Hikvision was only founded in 2001 but they are already one of the world’s largest CCTV manufacturers employing over 42,000 people across more than 150 countries worldwide. As Hikvision is a Chinese-owned company they have recently been the subject of USA-led politics. We have been working with them since 2016 and we are one of their approved VASP partners.
Evolution of CCTV
The purpose of CCTV has evolved over time from it previously just being used as a visual deterrent and to retrieve evidence of crime to now being an intrusion detection system designed to prevent crime by protecting the perimeter through the use of advanced analytics which can now trigger notifications either directly to a smartphone or to a 24/7 monitoring centre. These systems are now also used for parcel tracking, personnel health and safety protection and some of the new features such as facial and number plate recognition can integrate with an access control system to control the entry of vehicles through your automated gates or the entry of people into or around your premises.

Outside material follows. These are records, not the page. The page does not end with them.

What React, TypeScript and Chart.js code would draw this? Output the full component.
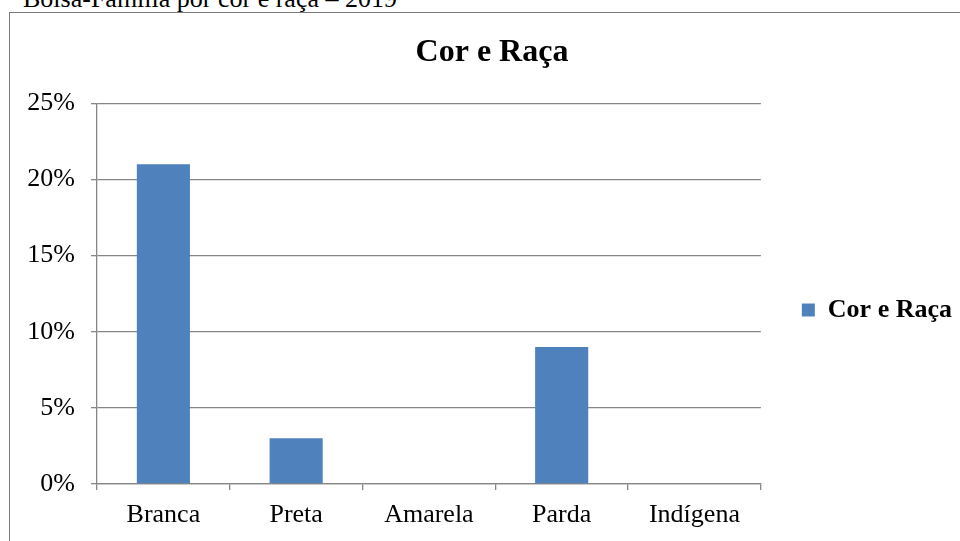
import React, { useEffect, useRef } from "react";
import { Chart, registerables } from "chart.js";

Chart.register(...registerables);

const categories = ["Branca", "Preta", "Amarela", "Parda", "Indígena"];
const seriesName = "Cor e Raça";
const seriesValues = [21, 3, 0, 9, 0];
const yTicks = [0, 5, 10, 15, 20, 25];
const chartTitle = "Cor e Raça";
const caption = "Bolsa-Família por cor e raça – 2019";

const FONT = "'Liberation Serif', 'Times New Roman', serif";
const GRID = "#868686";

const titleShift = {
  id: "titleShift",
  afterLayout(chart: any) {
    const t = chart.titleBlock;
    if (t) {
      t.left += 6;
      t.right += 6;
    }
  },
};

export default function App() {
  const ref = useRef<HTMLCanvasElement | null>(null);

  useEffect(() => {
    if (!ref.current) return;
    const chart = new Chart(ref.current, {
      type: "bar",
      data: {
        labels: categories,
        datasets: [
          {
            label: seriesName,
            data: seriesValues,
            backgroundColor: "#4F81BD",
            borderWidth: 0,
            barPercentage: 0.4,
            categoryPercentage: 1,
          },
        ],
      },
      plugins: [titleShift],
      options: {
        animation: false,
        responsive: false,
        maintainAspectRatio: false,
        devicePixelRatio: 1,
        layout: { padding: { left: 0, right: 12, top: 0, bottom: 0 } },
        plugins: {
          tooltip: { enabled: false },
          title: {
            display: true,
            text: chartTitle,
            color: "#000",
            font: { family: FONT, size: 32, weight: "bold" },
            padding: { top: 21, bottom: 31 },
          },
          legend: {
            display: true,
            position: "right",
            labels: {
              boxWidth: 13,
              boxHeight: 13,
              padding: 41,
              color: "#000",
              font: { family: FONT, size: 26, weight: "bold" },
            },
          },
        },
        scales: {
          x: {
            offset: true,
            grid: {
              display: true,
              offset: true,
              drawOnChartArea: false,
              drawTicks: true,
              tickLength: 6,
              color: GRID,
              lineWidth: 1.3,
            },
            border: { display: true, color: GRID, width: 1.3 },
            ticks: {
              color: "#000",
              padding: 10,
              font: { family: FONT, size: 26 },
            },
            afterFit: (s: any) => {
              s.height = 123;
            },
          },
          y: {
            min: 0,
            max: 25,
            afterBuildTicks: (s: any) => {
              s.ticks = yTicks.map((v) => ({ value: v }));
            },
            grid: {
              color: GRID,
              lineWidth: 1.3,
              drawTicks: true,
              tickLength: 6,
            },
            border: { display: true, color: GRID, width: 1.3 },
            ticks: {
              color: "#000",
              padding: 16,
              font: { family: FONT, size: 26 },
              callback: (v: any) => v + "%",
            },
            afterFit: (s: any) => {
              s.width = 87;
            },
          },
        },
      },
    });
    return () => chart.destroy();
  }, []);

  return (
    <div
      style={{
        position: "fixed",
        left: 0,
        top: 0,
        width: 960,
        height: 541,
        overflow: "hidden",
        background: "#fff",
      }}
    >
      <div
        style={{
          position: "absolute",
          left: 23,
          top: -14,
          fontFamily: FONT,
          fontSize: 26,
          lineHeight: "26px",
          whiteSpace: "nowrap",
          color: "#000",
        }}
      >
        {caption}
      </div>
      <div
        style={{
          position: "absolute",
          left: 9,
          top: 12,
          width: 1000,
          height: 600,
          border: "1px solid #7a7a7a",
          boxSizing: "border-box",
        }}
      />
      <canvas
        ref={ref}
        width={964}
        height={594}
        style={{ position: "absolute", left: 10, top: 13, width: 964, height: 594 }}
      />
    </div>
  );
}
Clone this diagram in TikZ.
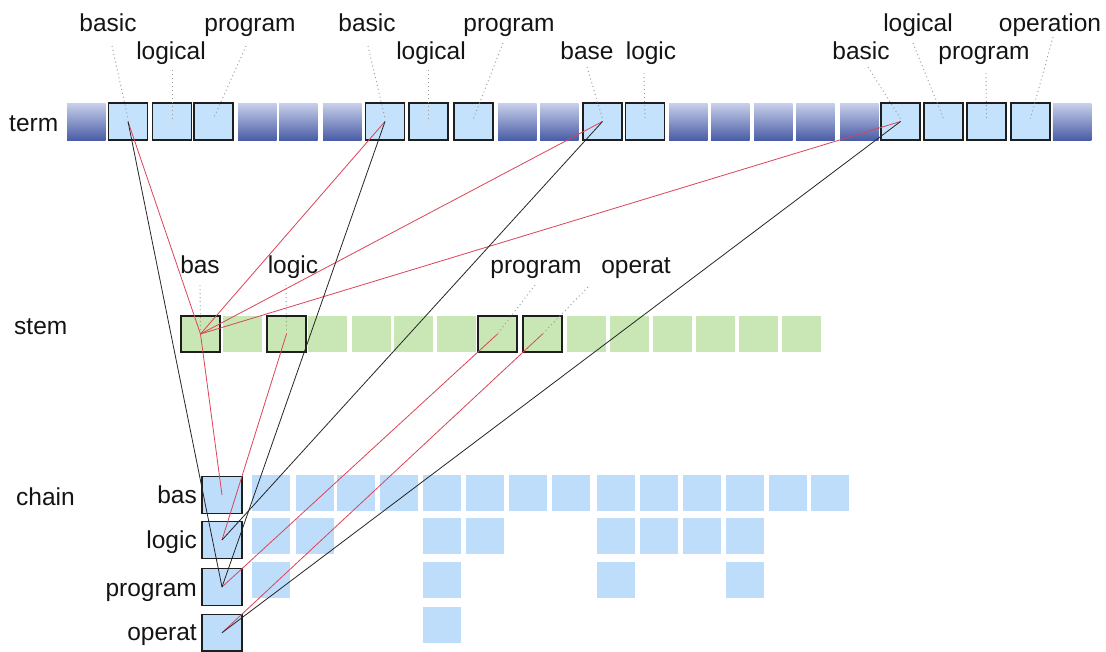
\documentclass[tikz,border=0pt]{standalone}
\usepackage{fontspec}
\setmainfont{Liberation Sans}
\usetikzlibrary{calc}
\definecolor{termtop}{HTML}{C8D0EA}
\definecolor{termbot}{HTML}{4A5DA7}
\definecolor{selblue}{HTML}{C4E2FB}
\definecolor{chainblue}{HTML}{BDDDFA}
\definecolor{stemgreen}{HTML}{C8E7B4}
\definecolor{boxline}{HTML}{1E1E1E}
\definecolor{redln}{HTML}{DC4457}
\definecolor{blkln}{HTML}{262626}
\definecolor{dotln}{HTML}{9A9A9A}
\tikzset{
  lbl/.style={font=\fontsize{24.5}{28}\selectfont, text=black!92, inner sep=0pt},
  gcell/.style={rectangle, minimum width=38.5pt, minimum height=37pt, inner sep=0pt,
    top color=termtop, bottom color=termbot, draw=none},
  tsel/.style={rectangle, minimum width=39pt, minimum height=37pt, inner sep=0pt,
    fill=selblue, draw=boxline, line width=1.1pt},
  scell/.style={rectangle, minimum width=39pt, minimum height=36pt, inner sep=0pt,
    fill=stemgreen, draw=none},
  ssel/.style={scell, draw=boxline, line width=1.1pt},
  ccell/.style={rectangle, minimum width=38pt, minimum height=36pt, inner sep=0pt,
    fill=chainblue, draw=none},
  csel/.style={rectangle, minimum width=40pt, minimum height=36.5pt, inner sep=0pt,
    fill=chainblue, draw=boxline, line width=1.1pt},
  redlink/.style={draw=redln, line width=0.8pt},
  blklink/.style={draw=blkln, line width=0.8pt},
  dotlink/.style={draw=dotln, line width=0.9pt, dash pattern=on 1pt off 3pt},
}
\begin{document}
\begin{tikzpicture}[x=1pt,y=-1pt]
\useasboundingbox (0,0) rectangle (1106,651);
\fill[white] (0,0) rectangle (1106,651);

% ---------- term row ----------
\foreach \n/\x in {1/86.25,5/257.25,6/298.25,7/342.25,11/517.25,12/559.25,15/688.25,16/730.25,17/773.25,18/815.25,19/859.25,24/1072}
  \node[gcell] (t\n) at (\x,121.5) {};
\foreach \n/\x in {2/128,3/172,4/213.5,8/385,9/428.5,10/473.5,13/602.5,14/645,20/900.5,21/943.5,22/986.5,23/1030.5}
  \node[tsel] (t\n) at (\x,121.5) {};

% ---------- stem row ----------
\foreach \n/\x in {2/242.5,4/327.5,5/371.5,6/413.5,7/456.5,10/586.5,11/629.5,12/672.5,13/715.5,14/758.5,15/801.5}
  \node[scell] (s\n) at (\x,334) {};
\foreach \n/\x in {1/200.5,3/286.5,8/497.5,9/542.5}
  \node[ssel] (s\n) at (\x,334) {};

% ---------- chain grid ----------
\foreach \c/\x in {1/271,2/315,3/356,4/399,5/442,6/485,7/528,8/571,9/616,10/659,11/702,12/745,13/788,14/830}
  \node[ccell] (g1-\c) at (\x,493) {};
\foreach \c/\x in {1/271,2/315,5/442,6/485,9/616,10/659,11/702,12/745}
  \node[ccell] (g2-\c) at (\x,535.5) {};
\foreach \c/\x in {1/271,5/442,9/616,12/745}
  \node[ccell] (g3-\c) at (\x,579.5) {};
\node[ccell] (g4-5) at (442,624.5) {};

\node[csel] (cb) at (222,495) {};
\node[csel] (cl) at (222,540) {};
\node[csel] (cp) at (222,587) {};
\node[csel] (co) at (222,632.75) {};

% ---------- row titles ----------
\node[lbl, anchor=base west] (lterm) at (9,131) {term};
\node[lbl, anchor=base west] (lstem) at (14,334) {stem};
\node[lbl, anchor=base west] (lchain) at (16,505) {chain};

% ---------- chain labels ----------
\node[lbl, anchor=base east] (kb) at (197,503) {bas};
\node[lbl, anchor=base east] (kl) at (197,548) {logic};
\node[lbl, anchor=base east] (kp) at (197,596) {program};
\node[lbl, anchor=base east] (ko) at (197,640) {operat};

% ---------- term labels ----------
\node[lbl, anchor=base] (a2) at (108,31) {basic};
\node[lbl, anchor=base] (a3) at (171,59) {logical};
\node[lbl, anchor=base] (a4) at (250,31) {program};
\node[lbl, anchor=base] (a8) at (367,31) {basic};
\node[lbl, anchor=base] (a9) at (431,59) {logical};
\node[lbl, anchor=base] (a10) at (509,31) {program};
\node[lbl, anchor=base] (a13) at (587,59) {base};
\node[lbl, anchor=base] (a14) at (651,59) {logic};
\node[lbl, anchor=base] (a20) at (861,59) {basic};
\node[lbl, anchor=base] (a21) at (918,31) {logical};
\node[lbl, anchor=base] (a22) at (984,59) {program};
\node[lbl, anchor=base] (a23) at (1050,31) {operation};

% ---------- stem labels ----------
\node[lbl, anchor=base] (b1) at (200,273) {bas};
\node[lbl, anchor=base] (b3) at (293,273) {logic};
\node[lbl, anchor=base] (b8) at (536,273) {program};
\node[lbl, anchor=base] (b9) at (636,273) {operat};

% ---------- dotted leaders ----------
\coordinate (d2) at (112,46);
\coordinate (d3) at (172,70);
\coordinate (d4) at (246,46);
\coordinate (d8) at (368,46);
\coordinate (d9) at (428.5,70);
\coordinate (d10) at (503,43);
\coordinate (d13) at (587,67);
\coordinate (d14) at (644,73);
\coordinate (d20) at (868,67);
\coordinate (d21) at (913,43);
\coordinate (d22) at (986,73);
\coordinate (d23) at (1053,37);
\foreach \n in {2,3,4,8,9,10,13,14,20,21,22,23}
  \draw[dotlink] (d\n) -- ($(t\n.center)+(0,-3)$);
\coordinate (e1) at (200,285);
\coordinate (e3) at (286,285);
\coordinate (e8) at (535,285);
\coordinate (e9) at (588,287);
\foreach \n in {1,3,8,9}
  \draw[dotlink] (e\n) -- (s\n.center);

% ---------- links ----------
\draw[redlink] (t2.center) -- (s1.center);
\draw[redlink] (t8.center) -- (s1.center);
\draw[redlink] (t13.center) -- (s1.center);
\draw[redlink] (t20.center) -- (s1.center);
\draw[redlink] (s1.center) -- (cb.center);
\draw[redlink] (s3.center) -- (cl.center);
\draw[redlink] (s8.center) -- (cp.center);
\draw[redlink] (s9.center) -- (co.center);
\draw[blklink] (t2.center) -- (cp.center);
\draw[blklink] (t8.center) -- (cp.center);
\draw[blklink] (t13.center) -- (cl.center);
\draw[blklink] (t20.center) -- (co.center);
\end{tikzpicture}
\end{document}
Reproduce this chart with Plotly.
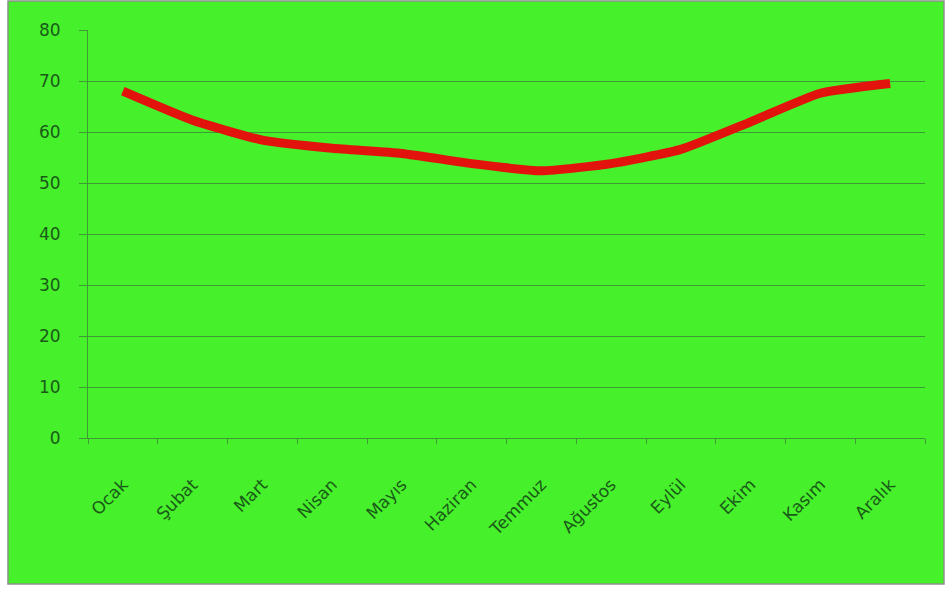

Remote access into a system via the smartphone app, web browser, or PC software can either be configured directly or via Hikvision’s hik-connect cloud platform. We can usually set this up directly for our residential customers but for our commercial and public sector customers we usually work with their IT department to configure the customer’s remote requirements where our network access is restricted. We also offer Hikvision’s powerful HikCentral software for managing an estate of systems across multiple sites.